## Begin

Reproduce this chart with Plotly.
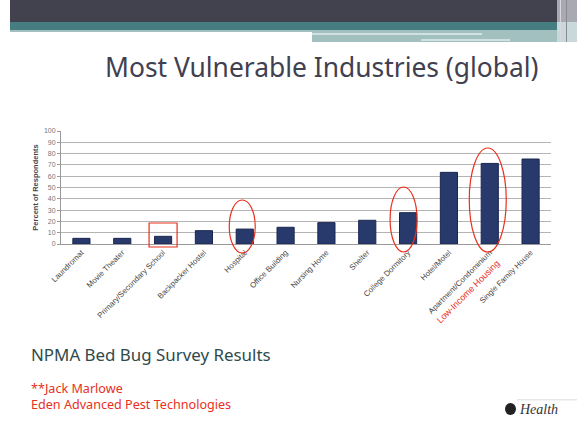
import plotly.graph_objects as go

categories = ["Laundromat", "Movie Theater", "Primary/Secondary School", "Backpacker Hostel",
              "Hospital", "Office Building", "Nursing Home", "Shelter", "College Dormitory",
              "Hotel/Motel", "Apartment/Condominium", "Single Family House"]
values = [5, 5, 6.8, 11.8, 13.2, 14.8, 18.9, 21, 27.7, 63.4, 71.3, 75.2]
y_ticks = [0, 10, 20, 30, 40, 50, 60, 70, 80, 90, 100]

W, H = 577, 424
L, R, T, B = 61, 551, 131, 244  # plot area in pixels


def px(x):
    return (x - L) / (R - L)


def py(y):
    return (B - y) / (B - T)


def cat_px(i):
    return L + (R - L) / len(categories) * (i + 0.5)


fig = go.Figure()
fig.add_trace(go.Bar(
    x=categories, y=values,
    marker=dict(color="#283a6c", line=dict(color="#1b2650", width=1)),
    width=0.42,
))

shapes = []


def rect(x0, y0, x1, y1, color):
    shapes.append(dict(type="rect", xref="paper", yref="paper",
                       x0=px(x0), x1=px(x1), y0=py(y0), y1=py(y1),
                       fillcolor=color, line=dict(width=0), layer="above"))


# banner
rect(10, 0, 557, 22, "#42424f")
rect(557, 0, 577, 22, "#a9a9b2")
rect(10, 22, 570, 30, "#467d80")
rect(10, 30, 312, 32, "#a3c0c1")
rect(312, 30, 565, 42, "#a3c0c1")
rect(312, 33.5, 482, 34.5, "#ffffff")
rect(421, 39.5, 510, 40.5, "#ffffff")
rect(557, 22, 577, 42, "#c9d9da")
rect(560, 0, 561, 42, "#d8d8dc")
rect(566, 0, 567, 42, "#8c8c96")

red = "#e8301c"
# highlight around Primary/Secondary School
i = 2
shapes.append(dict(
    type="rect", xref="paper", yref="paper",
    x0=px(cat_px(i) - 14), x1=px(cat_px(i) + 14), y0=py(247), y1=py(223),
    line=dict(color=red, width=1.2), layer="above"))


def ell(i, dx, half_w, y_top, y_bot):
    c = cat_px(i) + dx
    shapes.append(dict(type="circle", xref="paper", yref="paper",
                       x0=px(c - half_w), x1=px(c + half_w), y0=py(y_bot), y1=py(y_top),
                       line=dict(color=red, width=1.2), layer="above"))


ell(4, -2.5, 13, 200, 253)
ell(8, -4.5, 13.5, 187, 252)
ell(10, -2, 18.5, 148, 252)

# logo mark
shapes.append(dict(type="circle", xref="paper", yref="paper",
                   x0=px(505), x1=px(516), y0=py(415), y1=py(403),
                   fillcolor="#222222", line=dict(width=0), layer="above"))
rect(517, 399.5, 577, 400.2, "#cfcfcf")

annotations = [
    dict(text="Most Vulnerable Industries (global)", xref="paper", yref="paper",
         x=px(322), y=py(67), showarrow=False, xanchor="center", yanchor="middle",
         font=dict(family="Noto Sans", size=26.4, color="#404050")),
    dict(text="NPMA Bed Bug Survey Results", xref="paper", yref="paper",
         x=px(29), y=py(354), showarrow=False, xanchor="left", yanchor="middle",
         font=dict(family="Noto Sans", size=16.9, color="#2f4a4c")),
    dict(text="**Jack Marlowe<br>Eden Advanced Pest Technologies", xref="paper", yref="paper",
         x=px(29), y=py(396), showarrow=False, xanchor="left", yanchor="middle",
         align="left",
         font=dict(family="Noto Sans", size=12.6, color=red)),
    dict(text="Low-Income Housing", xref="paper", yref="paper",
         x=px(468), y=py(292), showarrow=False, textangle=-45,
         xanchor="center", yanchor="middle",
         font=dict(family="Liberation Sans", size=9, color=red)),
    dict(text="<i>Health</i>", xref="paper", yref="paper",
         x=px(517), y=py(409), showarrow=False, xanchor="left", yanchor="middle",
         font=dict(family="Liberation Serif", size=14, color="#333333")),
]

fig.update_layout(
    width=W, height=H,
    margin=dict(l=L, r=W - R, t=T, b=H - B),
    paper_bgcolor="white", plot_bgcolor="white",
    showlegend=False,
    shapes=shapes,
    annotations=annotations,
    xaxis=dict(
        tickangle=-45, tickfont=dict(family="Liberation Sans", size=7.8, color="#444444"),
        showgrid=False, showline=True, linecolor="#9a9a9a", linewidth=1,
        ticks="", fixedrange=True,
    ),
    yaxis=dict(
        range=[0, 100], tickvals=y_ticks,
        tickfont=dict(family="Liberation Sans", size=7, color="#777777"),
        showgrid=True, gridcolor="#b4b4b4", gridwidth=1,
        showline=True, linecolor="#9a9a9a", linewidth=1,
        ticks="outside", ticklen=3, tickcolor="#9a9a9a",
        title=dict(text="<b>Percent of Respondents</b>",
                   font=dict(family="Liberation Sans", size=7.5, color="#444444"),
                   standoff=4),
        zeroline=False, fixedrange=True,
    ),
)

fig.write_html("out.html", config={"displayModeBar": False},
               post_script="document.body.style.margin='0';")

## End

## Task
Please take the lines from the beginning of the data above through the line holding "shapes = []" and transcribe them exactly, without any pictures.

## Output
Reproduce this chart with Plotly.
import plotly.graph_objects as go

categories = ["Laundromat", "Movie Theater", "Primary/Secondary School", "Backpacker Hostel",
              "Hospital", "Office Building", "Nursing Home", "Shelter", "College Dormitory",
              "Hotel/Motel", "Apartment/Condominium", "Single Family House"]
values = [5, 5, 6.8, 11.8, 13.2, 14.8, 18.9, 21, 27.7, 63.4, 71.3, 75.2]
y_ticks = [0, 10, 20, 30, 40, 50, 60, 70, 80, 90, 100]

W, H = 577, 424
L, R, T, B = 61, 551, 131, 244  # plot area in pixels


def px(x):
    return (x - L) / (R - L)


def py(y):
    return (B - y) / (B - T)


def cat_px(i):
    return L + (R - L) / len(categories) * (i + 0.5)


fig = go.Figure()
fig.add_trace(go.Bar(
    x=categories, y=values,
    marker=dict(color="#283a6c", line=dict(color="#1b2650", width=1)),
    width=0.42,
))

shapes = []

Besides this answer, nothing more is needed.